Single and multiple supplies: related issues: Talacre Beach Caravan Sales Ltd (C-251/05)
Talacre operated holiday home parks and in relation to that sold new, large, non-mobile residential caravans which were placed in their parks.
The available caravans were offered to the customer completely fitted and furnished and the customers could have no further influence over the contents.
The UK had considered the supply of the caravans and their contents as two separate supplies -a zero-rated supply of the caravans and standard-rated supply of the removable contents on the basis that the items were physically and economically separable.
Talacre took the view that the caravans and their contents comprised a single zero-rated supply (as the caravan was the main element of the supply) and sought repayment of VAT accounted for on the contents.
While the caravans and their contents were treated as two separate supplies (zero rated and standard rated) by the caravan manufacturers when supplied to Talacre, Talacre’s onward supply to the customers was at a single inclusive price including the pitch rental and did not show VAT in any form.
The Court of Appeal referred Talacre’s interpretation to the ECJ for consideration who quoted the following fundamental observation from CPP:
“In this respect, taking into account, first, that it follows from Article 2(1) of the Sixth Directive that every supply of a service must normally be regarded as distinct and independent and, second, that a supply which comprises a single service from an economic point of view should not be artificially split, so as not to distort the functioning of the VAT system, the essential features of the transaction must be ascertained in order to determine whether the taxable person is supplying the customer, being a typical consumer, with several distinct principal services or with a single service”
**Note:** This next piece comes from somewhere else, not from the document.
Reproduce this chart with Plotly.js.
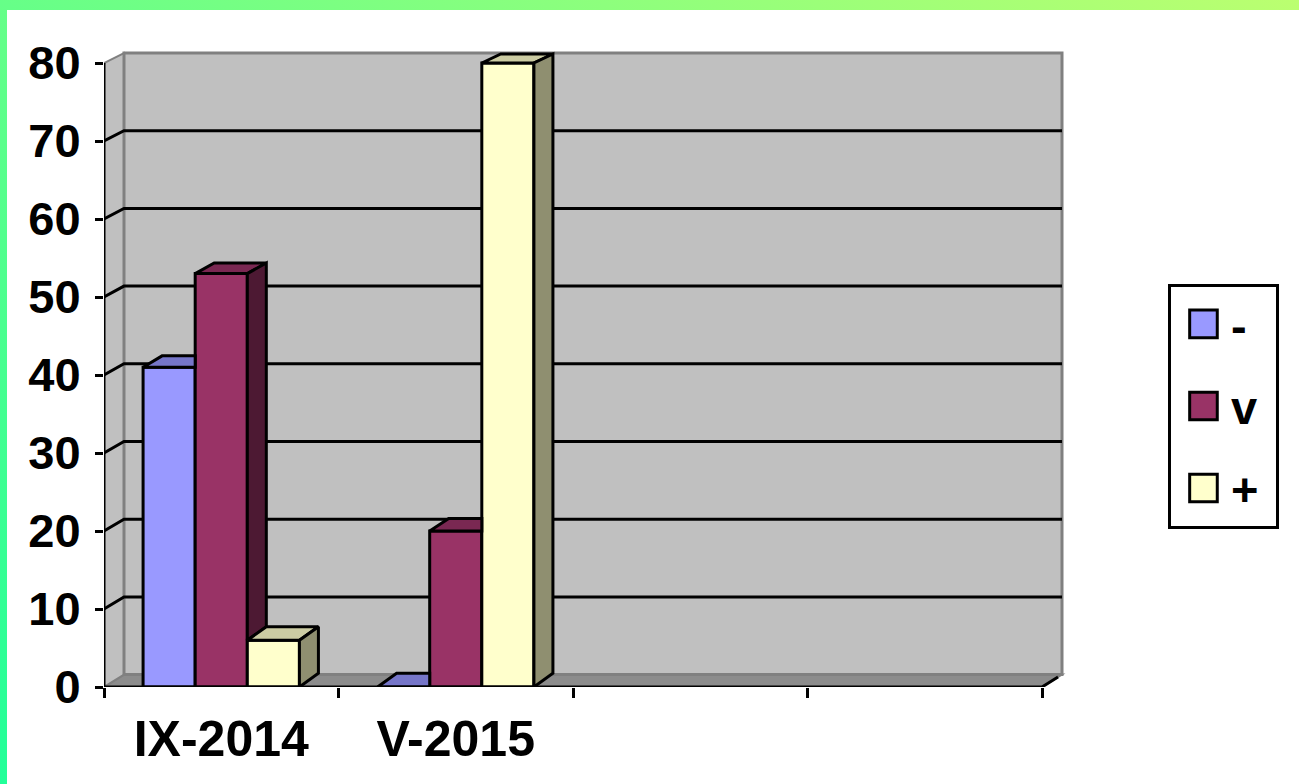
<!DOCTYPE html>
<html>
<head>
<meta charset="utf-8">
<script src="https://cdn.plot.ly/plotly-3.0.1.min.js"></script>
<style>
  html, body { margin: 0; padding: 0; width: 1299px; height: 784px; overflow: hidden; }
  body { background: linear-gradient(to top right, #22FF99 0%, #66FF88 50%, #BBFF70 100%); position: relative; }
  #chart { position: absolute; left: 7px; top: 10px; width: 1292px; height: 774px; background: #fff; }
</style>
</head>
<body>
<div id="chart"></div>
<script>
// ---- data ----
const categories = ['IX-2014', 'V-2015', '', ''];
const seriesNames = ['-', 'v', '+'];
const minusValues = [41, 0, null, null];
const vValues = [53, 20, null, null];
const plusValues = [6, 80, null, null];
const yTickValues = [0, 10, 20, 30, 40, 50, 60, 70, 80];

// ---- styles ----
const frontColors = ['#9999FF', '#993366', '#FFFFCC'];
const topColors = ['#7676C9', '#7A2852', '#CCCCA3'];
const sideColors = ['#5C5C99', '#4D1933', '#8F8F70'];
const FONT = 'Liberation Sans, Arial, sans-serif';

// ---- geometry (pixel scale -> data units) ----
const PX_X = 234.5, PX_Y = 7.8;
const X0 = -0.5, X1 = categories.length - 0.5;
const YMAX = yTickValues[yTickValues.length - 1];
const wallDX = 20 / PX_X;
const wallDY = v => (10 + (YMAX - v) * 0.03) / PX_Y;
const barDX = 19 / PX_X;
const barDY = v => (9 + (YMAX - v) * 0.06) / PX_Y;
const GAP = 1 / 3;
const series = [minusValues, vValues, plusValues];
const W = (1 - GAP) / series.length;

const xIdx = categories.map((c, i) => i);
const traces = [];
series.forEach((vals, j) => {
  traces.push({
    type: 'bar', name: seriesNames[j], x: xIdx, y: vals,
    marker: { color: frontColors[j], line: { color: '#000', width: 3 } },
    legendgroup: 'g' + j, hoverinfo: 'skip'
  });
});

function poly(pts, color) {
  const closed = pts.concat([pts[0]]);
  return {
    type: 'scatter', mode: 'lines', x: closed.map(p => p[0]), y: closed.map(p => p[1]),
    fill: 'toself', fillcolor: color, line: { color: '#000', width: 3 },
    showlegend: false, hoverinfo: 'skip'
  };
}

categories.forEach((c, i) => {
  series.forEach((vals, j) => {
    const v = vals[i];
    if (v === null || v === undefined) return;
    const xl = i - (series.length / 2) * W + j * W;
    const xr = xl + W;
    const next = j < series.length - 1 ? series[j + 1][i] : null;
    const dy = barDY(v);
    let top;
    if (next !== null && next >= v + dy) {
      top = [[xl, v], [xr, v], [xr, v + dy], [xl + barDX, v + dy]];
    } else {
      top = [[xl, v], [xr, v], [xr + barDX, v + dy], [xl + barDX, v + dy]];
    }
    traces.push(poly(top, topColors[j]));
    const lo = next === null ? 0 : next;
    if (lo < v) {
      traces.push(poly([[xr, lo], [xr + barDX, lo + barDY(lo)], [xr + barDX, v + dy], [xr, v]], sideColors[j]));
    }
  });
});

// ---- walls, floor, gridlines ----
function path(pts, close) {
  return pts.map((p, k) => (k ? 'L' : 'M') + p[0] + ',' + p[1]).join(' ') + (close ? ' Z' : '');
}
const shapes = [];
shapes.push({ type: 'path', xref: 'x', yref: 'y', layer: 'below',
  path: path([[X0, 0], [X1, 0], [X1 + wallDX, wallDY(0)], [X0 + wallDX, wallDY(0)]], true),
  fillcolor: '#8C8C8C', line: { color: '#808080', width: 2 } });
shapes.push({ type: 'path', xref: 'x', yref: 'y', layer: 'below',
  path: path([[X0, 0], [X0 + wallDX, wallDY(0)], [X0 + wallDX, YMAX + wallDY(YMAX)], [X0, YMAX]], true),
  fillcolor: '#C0C0C0', line: { color: '#808080', width: 2 } });
shapes.push({ type: 'path', xref: 'x', yref: 'y', layer: 'below',
  path: path([[X0 + wallDX, wallDY(0)], [X1 + wallDX, wallDY(0)], [X1 + wallDX, YMAX + wallDY(YMAX)], [X0 + wallDX, YMAX + wallDY(YMAX)]], true),
  fillcolor: '#C0C0C0', line: { color: '#808080', width: 3 } });
yTickValues.slice(1, -1).forEach(v => {
  shapes.push({ type: 'path', xref: 'x', yref: 'y', layer: 'below',
    path: path([[X0, v], [X0 + wallDX, v + wallDY(v)], [X1 + wallDX, v + wallDY(v)]], false),
    line: { color: '#000', width: 3 } });
});
shapes.push({ type: 'path', xref: 'x', yref: 'y', layer: 'above',
  path: path([[X0, YMAX], [X0, 0], [X1, 0], [X1 + wallDX * 0.8, wallDY(0) * 0.8]], false),
  line: { color: '#000', width: 3 } });

const layout = {
  width: 1292, height: 774,
  margin: { l: 97, r: 233, t: 40, b: 97, pad: 0 },
  paper_bgcolor: '#FFFFFF', plot_bgcolor: '#FFFFFF',
  barmode: 'group', bargap: GAP, bargroupgap: 0,
  showlegend: true,
  font: { family: FONT, color: '#000', size: 46, weight: 700 },
  xaxis: {
    type: 'linear', range: [X0, X1 + 24 / PX_X], fixedrange: true,
    tickmode: 'array', tickvals: xIdx, ticktext: categories, ticks: '',
    tickfont: { family: FONT, size: 50, color: '#000', weight: 700 },
    ticklabelstandoff: 18,
    showgrid: false, zeroline: false, showline: false,
    minor: { tickmode: 'array', tickvals: categories.map((c, i) => i - 0.5).concat([X1]),
      ticks: 'outside', ticklen: 10, tickwidth: 3, tickcolor: '#000', showgrid: false }
  },
  yaxis: {
    range: [0, 637 / PX_Y], fixedrange: true,
    tickmode: 'array', tickvals: yTickValues, ticktext: yTickValues.map(String),
    ticks: 'outside', ticklen: 8, tickwidth: 3, tickcolor: '#000',
    tickfont: { family: FONT, size: 47, color: '#000', weight: 700 },
    ticklabelstandoff: 5,
    showgrid: false, zeroline: false, showline: false
  },
  legend: {
    x: 1.106, xanchor: 'left', y: 0.633, yanchor: 'top',
    bgcolor: '#FFFFFF', bordercolor: '#000', borderwidth: 3,
    font: { family: FONT, size: 47, color: '#000', weight: 700 },
    tracegroupgap: 18, valign: 'middle', itemwidth: 50
  },
  shapes: shapes
};

Plotly.newPlot('chart', traces, layout, { staticPlot: true, displayModeBar: false }).then(() => {
  const bg = document.querySelector('#chart .legend .bg');
  const bgLeft = bg ? bg.getBoundingClientRect().left : 0;
  if (bg) {
    const w = parseFloat(bg.getAttribute('width'));
    if (w) bg.setAttribute('width', w + 12);
  }
  document.querySelectorAll('#chart .legend .legendpoints path').forEach(p => {
    const r = p.getBoundingClientRect();
    if (!r.width) return;
    const cx = r.left + r.width / 2;
    const dx = (bgLeft + 34) - cx;
    const existing = p.getAttribute('transform') || '';
    p.setAttribute('transform', existing + ' translate(' + dx + ',0) scale(2.3)');
    p.style.vectorEffect = 'non-scaling-stroke';
    p.style.strokeWidth = '3px';
    p.style.stroke = '#000';
  });
});
</script>
</body>
</html>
The court ruled however that existing case law on composite supplies was not directly transferrable to the situation at issue here and consequently that the question referred should be left open. The following response was supplied to the Court of Appeal;
“The rules on determining the scope of a transaction do not preclude an exemption of a Member State, under Article 28(2)(a) of Sixth Directive 77/388/EC of 17 May 1977 on the harmonisation of the laws of the Member States relating to turnover taxes - Common system of value added tax: uniform basis of assessment, which zero-rates the supply of specified goods and excludes other items from the scope of the zero-rating, even if the excluded items and the included items are delivered together”.
The ECJ found that the UK was correct in restricting the zero rating for caravans to the supply of the caravan itself, while applying VAT at the standard rate to removable contents provided with the caravan, albeit that there was a single supply.
This case does not give information on how to decide whether there is a single or multiple supply as the starting point is that there is a single supply and the issue is about whether there can be more than one VAT liability applied to it.